The Smith & Wesson “Military & Police” was developed in 1899 as the first S&W revolver with a cylinder release latch on the left side much like the popular Colt revolvers. It has gone through several design updates but has always remained fundamentally the same – a sturdy, reliable six-shot .38 Special double action revolver with fixed sights. Barrel lengths are available from a 2″ snub nose to a long 6″ length, with the standard 4″ barrel being the most popular. The .38 Special round can reach up to 1,000 ft/s when fired from the revolver.
It was commonly known as the “Military & Police” until 1957, when Smith & Wesson began numbering their handguns, and it was rechristened the “Model 10”. Originally offered with a tapered barrel and a rounded “half moon” front sight, the design was changed in the late 1960s to feature a heavier “bull” barrel and a sloped ramp front sight.

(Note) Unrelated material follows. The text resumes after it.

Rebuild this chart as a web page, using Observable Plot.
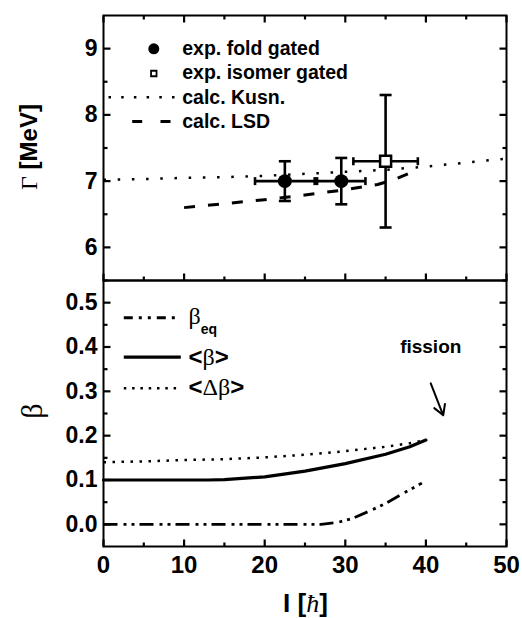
<!DOCTYPE html>
<html><head><meta charset="utf-8">
<script src="https://cdn.jsdelivr.net/npm/d3@7"></script>
<script src="https://cdn.jsdelivr.net/npm/@observablehq/plot@0.6"></script>
<style>
body{margin:0;background:#fff;}
#wrap{position:relative;width:522px;height:618px;background:#fff;overflow:hidden;}
#wrap svg{position:absolute;left:0;overflow:visible;background:transparent;}
</style></head><body><div id="wrap"></div>
<script>
// ---------- data ----------
const spinDomain = [0, 50];
const gammaDomain = [5.5, 9.5];
const betaDomain = [-0.05, 0.55];
const spinTicks = [0, 10, 20, 30, 40, 50];
const spinMinor = [5, 15, 25, 35, 45];
const gammaTicks = [6, 7, 8, 9];
const gammaMinor = [5.5, 6.5, 7.5, 8.5];
const betaTicks = [0, 0.1, 0.2, 0.3, 0.4, 0.5];
const betaMinor = [0.05, 0.15, 0.25, 0.35, 0.45];

// exp. fold gated
const foldSpin = [22.5, 29.5];
const foldGamma = [7.0, 7.0];
const foldSpinErr = [3.7, 3.0];
const foldGammaErr = [0.30, 0.35];
// exp. isomer gated
const isomerSpin = [35.0];
const isomerGamma = [7.3];
const isomerSpinErr = [4.0];
const isomerGammaErr = [1.0];
// calc. Kusn.
const kusnSpin = [0, 5, 10, 15, 20, 25, 30, 35, 40, 45, 50];
const kusnGamma = [7.02, 7.03, 7.05, 7.06, 7.08, 7.11, 7.14, 7.17, 7.22, 7.28, 7.34];
// calc. LSD
const lsdSpin = [10, 15, 20, 25, 30, 34, 36, 39];
const lsdGamma = [6.60, 6.66, 6.72, 6.79, 6.87, 6.95, 7.02, 7.17];

// deformation curves
const meanSpin = [0, 5, 10, 13, 15, 20, 25, 30, 35, 38, 40];
const meanBeta = [0.100, 0.100, 0.100, 0.100, 0.101, 0.107, 0.120, 0.137, 0.158, 0.175, 0.190];
const widthSpin = [0, 5, 10, 15, 20, 25, 30, 35, 38, 40];
const widthBeta = [0.140, 0.142, 0.145, 0.147, 0.151, 0.157, 0.165, 0.175, 0.183, 0.190];
const eqSpin = [0, 10, 20, 27, 29, 31, 33, 35, 37, 39.5];
const eqBeta = [0, 0, 0, 0, 0.004, 0.014, 0.030, 0.047, 0.068, 0.093];

// annotation
const fissionLabel = [{x: 40.6, y: 0.40, text: "fission"}];
const fissionArrow = [{x1: 40.6, y1: 0.318, x2: 42.15, y2: 0.246}];

const topLegendLabels = ["exp. fold gated", "exp. isomer gated", "calc. Kusn.", "calc. LSD"];
const bottomLegendLabels = ["β eq", "<β>", "<Δβ>"];

// ---------- helpers ----------
const sans = "'Liberation Sans', Arial, Helvetica, sans-serif";
const serif = "'Liberation Serif', 'Times New Roman', serif";
const zip2 = (xs, ys) => xs.map((x, i) => ({x, y: ys[i]}));

const fold = foldSpin.map((x, i) => ({x, y: foldGamma[i], ex: foldSpinErr[i], ey: foldGammaErr[i]}));
const isomer = isomerSpin.map((x, i) => ({x, y: isomerGamma[i], ex: isomerSpinErr[i], ey: isomerGammaErr[i]}));
const allPts = fold.concat(isomer);
const vCaps = allPts.flatMap(d => [{x: d.x, y: d.y - d.ey}, {x: d.x, y: d.y + d.ey}]);
const hCaps = allPts.flatMap(d => [{x: d.x - d.ex, y: d.y}, {x: d.x + d.ex, y: d.y}]);

const W = 522, ML = 103, MR = 16;
const FW = W - ML - MR;
const line0 = {r: 0, stroke: "black", strokeLinecap: "butt"};

// inward frame ticks as short links between the frame edge and a point len px inside
function linkTicks(vals, side, len, xd, yd, FH) {
  const kx = (xd[1] - xd[0]) / FW, ky = (yd[1] - yd[0]) / FH;
  const f = {
    bottom: v => ({x1: v, x2: v, y1: yd[0], y2: yd[0] + len * ky}),
    top: v => ({x1: v, x2: v, y1: yd[1], y2: yd[1] - len * ky}),
    left: v => ({y1: v, y2: v, x1: xd[0], x2: xd[0] + len * kx}),
    right: v => ({y1: v, y2: v, x1: xd[1], x2: xd[1] - len * kx})
  }[side];
  return Plot.link(vals.map(f), {x1: "x1", y1: "y1", x2: "x2", y2: "y2", stroke: "black", strokeWidth: 2.2, strokeLinecap: "butt"});
}
function allTicks(sides, xMaj, xMin, yMaj, yMin, xd, yd, FH) {
  const m = [];
  for (const s of sides) {
    const [maj, min] = (s === "bottom" || s === "top") ? [xMaj, xMin] : [yMaj, yMin];
    m.push(linkTicks(maj, s, 7, xd, yd, FH), linkTicks(min, s, 4, xd, yd, FH));
  }
  return m;
}
const at = (dx, dy) => ({frameAnchor: "top-left", dx, dy});
const seg = (dx, dy, len, style) => Plot.vector([0], {...at(dx, dy), rotate: 90, length: len, anchor: "start", ...line0, ...style});

function richify(svg, plain, parts) {
  d3.select(svg).selectAll("text").filter(function () { return this.textContent === plain; }).each(function () {
    const t = d3.select(this);
    t.selectAll("*").remove();
    t.text(null);
    parts.forEach(p => {
      const s = t.append("tspan").text(p.t);
      if (p.font) s.attr("font-family", p.font);
      if (p.weight) s.attr("font-weight", p.weight);
      if (p.size) s.attr("font-size", p.size);
      if (p.style) s.attr("font-style", p.style);
      if (p.dy != null) s.attr("dy", p.dy);
    });
  });
}

const svgStyle = {fontFamily: sans, background: "transparent", overflow: "visible"};

// ---------- top panel ----------
const TH = 265;
const dotted = {strokeDasharray: "2.5,11.7", strokeWidth: 2.5, strokeLinecap: "butt"};
const dashed = {strokeDasharray: "11,13", strokeWidth: 3, strokeLinecap: "butt"};

const topPlot = Plot.plot({
  width: W, height: 280, marginLeft: ML, marginRight: MR, marginTop: 15, marginBottom: 0,
  style: svgStyle,
  x: {domain: spinDomain, axis: null},
  y: {domain: gammaDomain},
  marks: [
    Plot.axisY(gammaTicks, {anchor: "left", tickSize: 0, tickPadding: 6, fontSize: 23, fontWeight: "bold", label: null, fill: "black", tickFormat: d => String(d)}),
    Plot.line(zip2(kusnSpin, kusnGamma), {x: "x", y: "y", stroke: "black", ...dotted}),
    Plot.line(zip2(lsdSpin, lsdGamma), {x: "x", y: "y", stroke: "black", ...dashed}),
    Plot.ruleX(allPts, {x: "x", y1: d => d.y - d.ey, y2: d => d.y + d.ey, stroke: "black", strokeWidth: 2.6}),
    Plot.ruleY(allPts, {y: "y", x1: d => d.x - d.ex, x2: d => d.x + d.ex, stroke: "black", strokeWidth: 2.6}),
    Plot.vector(vCaps, {x: "x", y: "y", rotate: 90, length: 12, anchor: "middle", strokeWidth: 2.6, ...line0}),
    Plot.vector(hCaps, {x: "x", y: "y", rotate: 0, length: 8, anchor: "middle", strokeWidth: 2.6, ...line0}),
    Plot.dot(fold, {x: "x", y: "y", r: 7, fill: "black"}),
    Plot.dot(isomer, {x: "x", y: "y", symbol: "square", r: 6.2, fill: "white", stroke: "black", strokeWidth: 2.5}),
    // legend
    Plot.dot([0], {...at(50.3, 33.3), r: 5.5, fill: "black"}),
    Plot.dot([0], {...at(50.3, 58), symbol: "square", r: 3.1, fill: "white", stroke: "black", strokeWidth: 1.8}),
    seg(5, 81.7, 69, {strokeDasharray: "2.5,10.2", strokeWidth: 2.5}),
    seg(28.7, 106, 42, {strokeDasharray: "10,18.3", strokeWidth: 3}),
    ...topLegendLabels.map((t, i) => Plot.text([t], {...at(78.7, 33.3 + i * 24.3), text: d => d, textAnchor: "start", lineAnchor: "middle", fontSize: 19.5, fontWeight: "bold", fill: "black"})),
    // axis title
    Plot.text(["Γ [MeV]"], {frameAnchor: "left", dx: -74.5, dy: -1, rotate: -90, text: d => d, fontSize: 24, fontWeight: "bold", textAnchor: "middle", lineAnchor: "middle", fill: "black"}),
    // inward ticks on all four sides + frame
    ...allTicks(["bottom", "top", "left", "right"], spinTicks, spinMinor, gammaTicks, gammaMinor, spinDomain, gammaDomain, TH),
    Plot.frame({stroke: "black", strokeWidth: 2})
  ]
});

// ---------- bottom panel ----------
const BH = 266;
const bottomPlot = Plot.plot({
  width: W, height: 338, marginLeft: ML, marginRight: MR, marginTop: 0, marginBottom: 72,
  style: svgStyle,
  x: {domain: spinDomain},
  y: {domain: betaDomain},
  marks: [
    Plot.axisX(spinTicks, {anchor: "bottom", tickSize: 0, tickPadding: 9, fontSize: 24, fontWeight: "bold", label: null, fill: "black", tickFormat: d => String(d)}),
    Plot.axisY(betaTicks, {anchor: "left", tickSize: 0, tickPadding: 6, fontSize: 23, fontWeight: "bold", label: null, tickFormat: d3.format(".1f"), fill: "black"}),
    Plot.line(zip2(eqSpin, eqBeta), {x: "x", y: "y", stroke: "black", strokeWidth: 2.8, strokeDasharray: "14,6,3,5,3,5", strokeLinecap: "butt"}),
    Plot.line(zip2(widthSpin, widthBeta), {x: "x", y: "y", stroke: "black", strokeWidth: 2.5, strokeDasharray: "2.5,6.5", strokeLinecap: "butt"}),
    Plot.line(zip2(meanSpin, meanBeta), {x: "x", y: "y", stroke: "black", strokeWidth: 3.2}),
    Plot.text(fissionLabel, {x: "x", y: "y", text: "text", fontSize: 19, fontWeight: "bold", fill: "black"}),
    Plot.arrow(fissionArrow, {x1: "x1", y1: "y1", x2: "x2", y2: "y2", stroke: "black", strokeWidth: 2, headLength: 9}),
    // legend
    seg(20.3, 37.3, 55, {strokeDasharray: "9,6,3,6,3,6", strokeWidth: 3}),
    seg(20.3, 76.7, 57, {strokeWidth: 3.2}),
    seg(20.3, 107.7, 57, {strokeDasharray: "2.5,5.8", strokeWidth: 2.5}),
    ...bottomLegendLabels.map((t, i) => Plot.text([t], {...at(85, [36, 76.7, 106.7][i]), text: d => d, textAnchor: "start", lineAnchor: "middle", fontSize: 24, fontWeight: "bold", fill: "black"})),
    // axis titles
    Plot.text(["β"], {frameAnchor: "left", dx: -71.3, dy: -2.3, rotate: -90, text: d => d, fontSize: 30, fontFamily: serif, textAnchor: "middle", lineAnchor: "middle", fill: "black"}),
    Plot.text(["I [ħ]"], {frameAnchor: "bottom", dx: 0.5, dy: 57, text: d => d, fontSize: 26, fontWeight: "bold", textAnchor: "middle", lineAnchor: "middle", fill: "black"}),
    // inward ticks + frame
    ...allTicks(["bottom", "left", "right"], spinTicks, spinMinor, betaTicks, betaMinor, spinDomain, betaDomain, BH),
    Plot.frame({stroke: "black", strokeWidth: 2})
  ]
});

topPlot.style.top = "0px";
bottomPlot.style.top = "280px";

const wrap = document.getElementById("wrap");
wrap.appendChild(topPlot);
wrap.appendChild(bottomPlot);

richify(topPlot, "Γ [MeV]", [{t: "Γ", font: serif, weight: "normal"}, {t: " [MeV]", font: sans, weight: "bold"}]);
richify(bottomPlot, "I [ħ]", [{t: "I [", font: sans, weight: "bold"}, {t: "ħ", font: serif, weight: "normal", style: "italic"}, {t: "]", font: sans, weight: "bold"}]);
richify(bottomPlot, "β eq", [{t: "β", font: serif, weight: "normal"}, {t: "eq", font: sans, weight: "bold", size: 14, dy: 10}]);
richify(bottomPlot, "<β>", [{t: "<", font: sans, weight: "bold"}, {t: "β", font: serif, weight: "normal"}, {t: ">", font: sans, weight: "bold"}]);
richify(bottomPlot, "<Δβ>", [{t: "<", font: sans, weight: "bold"}, {t: "Δβ", font: serif, weight: "normal"}, {t: ">", font: sans, weight: "bold"}]);
</script></body></html>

So what about Clyde? In real life, he was more fond of the M1911 pistol, but Bonnie and Clyde places a Smith & Wesson in his hand, perhaps due to the frequency of firing scenes and the unreliability of .45 ACP blanks at the time. Clyde clearly carries a period-correct early model with a 4″ barrel, plain grips, a tapered barrel, and the rounded front sight. He carries it in a light brown leather shoulder holster under his left armpit with a light tan strap suspending it across both shoulders.
Do Yourself a Favor and…
Check out the movie. And if you wanna go all out, get the Ultimate Collector’s Edition. It has a book and so much extra material and and and… just get it.
The Quote
We got a dollar ninety-eight and you’re laughing!
Footnotes
For anyone thinking, “I don’t know, that suit looks black to me,” the costume testing clapboards prove it. “Blue pinstripe,” the boards proclaim.
The film’s Academy Award-nominated costumes were designed by the legendary Theadora Van Runkle, who also dressed the characters of Bullitt and The Godfather Part II.